I have postgreSQL 9.2
My task is to find similar names in table (limited by some levenshtain distance).
For example, the distance is 3, the table has data:
| name |
|***************************|
| Marcus Miller |
| Marcos Miller |
| Macus Miler |
| David Bowie |
| Dave Grohl |
| Dav Grol |
| ... |
The result I want to get is like this:
| Marcus Miller, Marcos Miller, Macus Miler |
| Dave Grohl, Dav Grol |
| ... |
Or
| Marcus Miller, Marcos Miller |
| Marcus Miller, Macus Miler |
| Dave Grohl, Dav Grol |
| ... |
I tried this:
SELECT a.name, b.name
FROM my_table a
JOIN my_table b ON b.id < a.id AND levenshtein(b.name, a.name) < 3;
But it is too slow with my datum.
There is a significant conceptual error with your question; GROUP BY
takes certain equivalence relations (in the mathematical sense) as an argument and uses that to partition a SQL relation into equivalence classes.
The problem is that the relation you describe, namely, "are two strings within a certain edit distance of each other", is not an equivalence relation. It's symmetric and reflexive, but not transitive.

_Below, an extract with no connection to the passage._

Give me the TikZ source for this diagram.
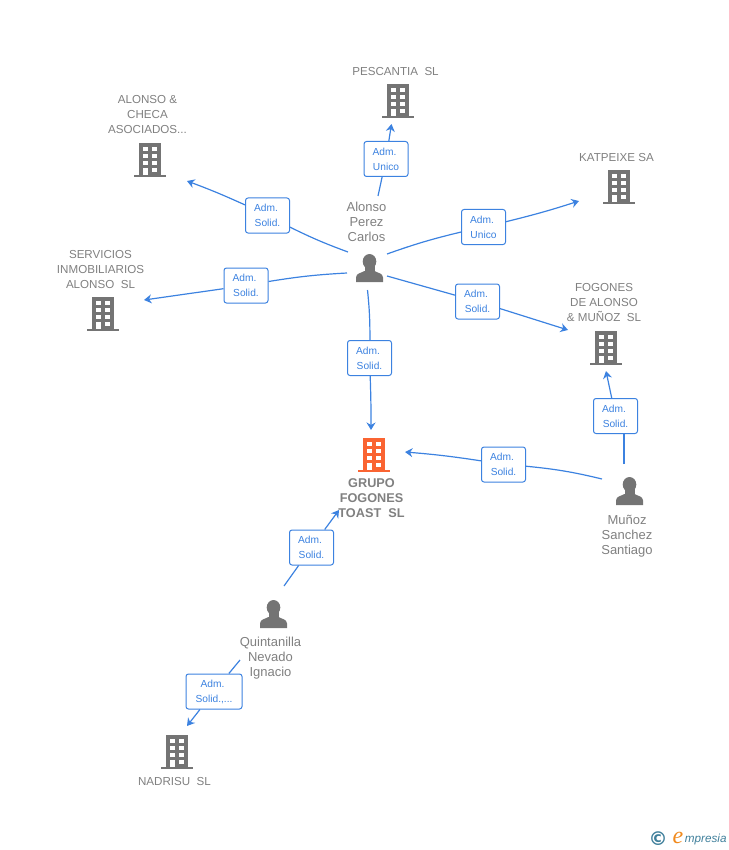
\documentclass[tikz,border=0pt]{standalone}
\usepackage{fontspec}
\setmainfont{Liberation Sans}
\newfontfamily\SerifItalic{Liberation Serif}
\newfontfamily\DejaSans{DejaVu Sans}
\usetikzlibrary{arrows.meta,positioning}
\definecolor{linkblue}{HTML}{3C82E0}
\definecolor{iconGray}{HTML}{747474}
\definecolor{nameGray}{HTML}{808080}
\definecolor{mainOrange}{HTML}{FA6432}
\definecolor{logoBlue}{HTML}{3F7F9B}
\definecolor{logoOrange}{HTML}{F08A1E}
\newcommand{\Adm}{Adm.\kern3pt}
\newcommand{\BuildingIcon}[1]{%
  \begin{scope}[shift={(path picture bounding box.center)}]
    \fill[#1] (-11,-17) rectangle (11,15);
    \fill[#1] (-16,15) rectangle (16,17);
    \foreach \wy in {-13,-6,1,8} {
      \fill[white] (-7,\wy) rectangle (-2,\wy+4);
      \fill[white] (2,\wy) rectangle (7,\wy+4);
    }
    \fill[white] (-7,8) rectangle (-2,15);
  \end{scope}}
\tikzset{
  every picture/.style={line width=0.8pt},
  bldg/.style={minimum width=32pt, minimum height=34pt, inner sep=0pt, path picture={\BuildingIcon{iconGray}}},
  mainbldg/.style={minimum width=32pt, minimum height=34pt, inner sep=0pt, path picture={\BuildingIcon{mainOrange}}},
  person/.style={minimum width=28pt, minimum height=30pt, inner sep=0pt, path picture={
    \begin{scope}[shift={(path picture bounding box.center)}]
      \fill[iconGray] (0,-6.5) ellipse (6.8 and 7.5);
      \fill[iconGray] (-5,-3) rectangle (5,6);
      \fill[iconGray] (-13.5,14) -- (-13.5,9.5) .. controls (-13.5,5) and (-8,5) .. (-5,3)
        -- (5,3) .. controls (8,5) and (13.5,5) .. (13.5,9.5) -- (13.5,14) -- cycle;
    \end{scope}}},
  firm/.style={text=nameGray, align=center, inner sep=0pt, font=\fontsize{11.6}{15}\selectfont},
  mainfirm/.style={text=nameGray, align=center, inner sep=0pt, font=\fontsize{12.7}{15}\selectfont\bfseries},
  who/.style={text=nameGray, align=center, inner sep=0pt, font=\fontsize{13}{15}\selectfont},
  role/.style={draw=linkblue, fill=white, rounded corners=2.5pt, line width=1pt, text=linkblue, align=center,
    minimum width=44pt, minimum height=35pt, inner sep=0pt, font=\fontsize{10.2}{15}\selectfont},
  link/.style={draw=linkblue, line width=1.2pt},
  linkto/.style={link, -{Stealth[length=7.5pt,width=9pt]}}
}
\begin{document}
\begin{tikzpicture}[x=1pt, y=-1pt]
    \useasboundingbox (0,0) rectangle (728,850);

    \node [person] (alonsop) at (369.5,268) {};
    \node [person] (munoz) at (629.5,491) {};
    \node [person] (quinta) at (273.5,614) {};

    \node [mainbldg] (grupo) at (374,455) {};
    \node [bldg] (pescantia) at (398,101) {};
    \node [bldg] (checa) at (150,160) {};
    \node [bldg] (katpeixe) at (619,187) {};
    \node [bldg] (servicios) at (103,314) {};
    \node [bldg] (fogones) at (606,348) {};
    \node [bldg] (nadrisu) at (177,752) {};

    \node [firm, above=8pt of pescantia, xshift=-2.5pt] (pescantiaT) {PESCANTIA\ \ SL};
    \node [firm, above=9pt of checa, xshift=-2.5pt] (checaT) {ALONSO \&\\CHECA\\ASOCIADOS...};
    \node [firm, above=8pt of katpeixe, xshift=-2.5pt] (katpeixeT) {KATPEIXE SA};
    \node [firm, above=7.5pt of servicios, xshift=-2.5pt] (serviciosT) {SERVICIOS\\INMOBILIARIOS\\ALONSO\ \ SL};
    \node [firm, above=8.5pt of fogones, xshift=-2pt] (fogonesT) {FOGONES\\DE ALONSO\\\& MUÑOZ\ \ SL};
    \node [firm, below=8pt of nadrisu, xshift=-2.5pt] (nadrisuT) {NADRISU\ \ SL};
    \node [mainfirm, below=6pt of grupo, xshift=-2.5pt] (grupoT) {GRUPO\\FOGONES\\TOAST\ \ SL};
    \node [who, above=11pt of alonsop, xshift=-3pt] (alonsoT) {Alonso\\Perez\\Carlos};
    \node [who, below=8pt of munoz, xshift=-2.5pt] (munozT) {Muñoz\\Sanchez\\Santiago};
    \node [who, below=7.5pt of quinta, xshift=-3pt] (quintaT) {Quintanilla\\Nevado\\Ignacio};

    \node [role] (r1) at (386,159) {\Adm\\Unico};
    \node [role] (r2) at (267.5,215.5) {\Adm\\Solid.};
    \node [role] (r3) at (483.5,227) {\Adm\\Unico};
    \node [role] (r4) at (246,285.5) {\Adm\\Solid.};
    \node [role] (r5) at (477.5,301.5) {\Adm\\Solid.};
    \node [role] (r6) at (369.5,358) {\Adm\\Solid.};
    \node [role] (r7) at (615.5,416) {\Adm\\Solid.};
    \node [role] (r8) at (503.5,464.5) {\Adm\\Solid.};
    \node [role] (r9) at (311.5,547.5) {\Adm\\Solid.};
    \node [role, minimum width=56pt] (r10) at (214,691.5) {\Adm\\Solid.,...};

    % free ends stop short of the icons
    \coordinate (s1) at (378,196);
    \coordinate (e1) at (391.5,124);
    \coordinate (s2) at (348,252);
    \coordinate (e2) at (187,181);
    \coordinate (s3) at (387,254);
    \coordinate (e3) at (579,201);
    \coordinate (s4) at (347,273);
    \coordinate (e4) at (144,300);
    \coordinate (s5) at (387,276);
    \coordinate (e5) at (568,330);
    \coordinate (s6) at (367.5,290);
    \coordinate (e6) at (371,430);
    \coordinate (s7) at (624,464);
    \coordinate (e7) at (606,371);
    \coordinate (s8) at (602,479);
    \coordinate (e8) at (405,452);
    \coordinate (s9) at (284,586);
    \coordinate (e9) at (339,510);
    \coordinate (s10) at (240,660);
    \coordinate (e10) at (187,726);

    \draw[link] (s1) -- (r1);
    \draw[linkto] (r1) -- (e1);
    \draw[link] (s2) to[bend left=3] (r2);
    \draw[linkto] (r2) to[bend right=2] (e2);
    \draw[link] (s3) to[bend left=3] (r3);
    \draw[linkto] (r3) to[bend right=2] (e3);
    \draw[link] (s4) to[bend right=3] (r4);
    \draw[linkto] (r4) -- (e4);
    \draw[link] (s5) -- (r5);
    \draw[linkto] (r5) -- (e5);
    \draw[link] (s6) to[bend left=3] (r6);
    \draw[linkto] (r6) to[bend left=1] (e6);
    \draw[link] (s7) -- (r7.south -| s7);
    \draw[linkto] (r7) -- (e7);
    \draw[link] (s8) to[bend right=4] (r8);
    \draw[linkto] (r8) to[bend right=2] (e8);
    \draw[link] (s9) -- (r9);
    \draw[linkto] (r9) -- (e9);
    \draw[link] (s10) -- (r10);
    \draw[linkto] (r10) -- (e10);

    \node [text=logoBlue, inner sep=0pt, font=\DejaSans\fontsize{19}{19}\selectfont\bfseries] (copyr) at (658,838.5) {©};
    \node [text=logoOrange, inner sep=0pt, font=\SerifItalic\fontsize{24}{24}\selectfont\itshape] (logoE) at (678,838) {e};
    \node [text=logoBlue, inner sep=0pt, font=\fontsize{11.7}{12}\selectfont\itshape, anchor=west] (logoT) at (684.5,839.5) {mpresia};
  \end{tikzpicture}
\end{document}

To illustrate, what should the answer be if I added a series of names to your dataset that morphed "Marcus Miller" into "Dave Grohl", with each name in the series being within that edit distance from the previous?
However, there are algorithms to partition a data set using things that aren't equivalence relations, such as geometrical distance. K-means clustering is one of the best known examples. Perhaps there is a way to adapt k-means or something similar to this problem, I don't know.